伴随着现代化的进程,不少人宁可沉浸于这个成人失乐园,也不愿谈个正儿八经的恋爱。拍拖谈恋爱本是个高成本的长期投资,男方用自己的经济资源来换取女方的外貌、性和家庭服务,使爱情更近于一种社会交换论,也更容易因为变化而失衡。相反,约炮因为具有“低投资高回报”的特性,显然更合新一代男女的胃口,即便是与群魔共舞,也要来一次结结实实的狂欢。
重与轻
昆德拉笔下的托马斯和萨宾娜都有不同的炮友,他们从不会与那些人同床共眠。他们相信,性的对象不是专一的,所以他们有对无数异性的身体欲望,与此对立的是同床共眠所象征的相濡以沫的承诺。托马斯和萨宾娜之所以能够维持自适的亲密关系,是因为他们把同床共眠与性快感分开,两个人不拉扯在一起,不构成互相捆绑的伦理关系。
昆德拉宣扬这种自由伦理,这里的性不再是“正不正经”的道德判断;我思、我欲、我愿取代了道德法官的上帝位置,也就是说,道德是一种个体性的事件,而不是社会规范的伦理关系。重与轻,并无价值区别,而是个人的选择。
21世纪中国,广大的食肉群体恰恰是凭借着这种个人自由主义,得以对抗“道德沦丧”的社会谴责,甚至不屑于“核心家庭”的生活范式,快感至上,其他一切都成浮云。无宁说,新一代对于性与道德的态度转变,也意味着个人从宏大的“社会责任”中自我放逐,成为“小时代”里的微茫存在。

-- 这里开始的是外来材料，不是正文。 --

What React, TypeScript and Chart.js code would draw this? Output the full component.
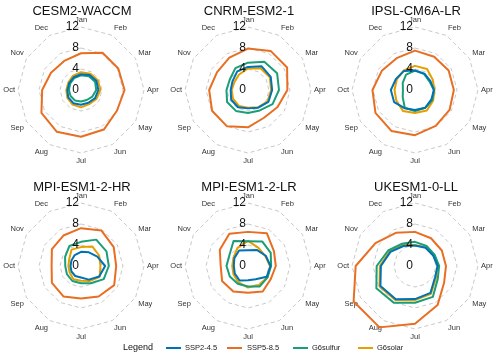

这是什么样的存在?冷硬陌生的城市、凋敝在身后的故乡、千万颗盲目茫然的内心……一切正如《小时代》里周崇光所描述,像一个“看不到边界的宇宙”:“我们是比这些尘埃还要渺小的存在,陷入墨水一般浓稠的黑暗里去……”同时,人们似乎并没有因为集体化时代的结束而获救,相反,笼罩性的社会制度或价值体系——比如“核心家庭”“大有作为”“中国梦”等等,仍阴魂不散。要从这个境遇中金蝉脱壳,追求个人感觉和欲望便是一条捷径,而自由主义道德作为指标,把人们引向了一个新的现代化乐土,或者说,另一种性的秩序。
在这秩序里,一方面,性与爱不再挂钩,而是可以相互替换,另一方面,不同性对象提供了连绵不绝的刺激和在“无边的黑暗中”的一种慰藉;如果说“浪漫”被埋藏在林立的楼群深处,“猎艳”这潜台词则在陌生社交里蔓延。
或许对于某些人来说这“看上去很美好”,但即便在这乐土上,肉与灵魂的永恒命题仍暗潮汹涌,正如托马斯遇到特蕾莎时,既想保持自由,但同时又要对方的欲望停留在自己身上,在找寻心灵归宿的路上如临迷雾。
至于激情之后的落差,炮友冷暖自知。蔡明亮的《爱情万岁》或反映了那些荒芜的心象:女主角林小姐和陌生人阿荣未曾对话却享受着彼此的肉身,暗恋阿荣的同性恋小康独自落寞,这三个人的独角戏是一场近于残酷的沉默,直到最后,镜头停留在女主角长达四分钟的寂寞干嚎。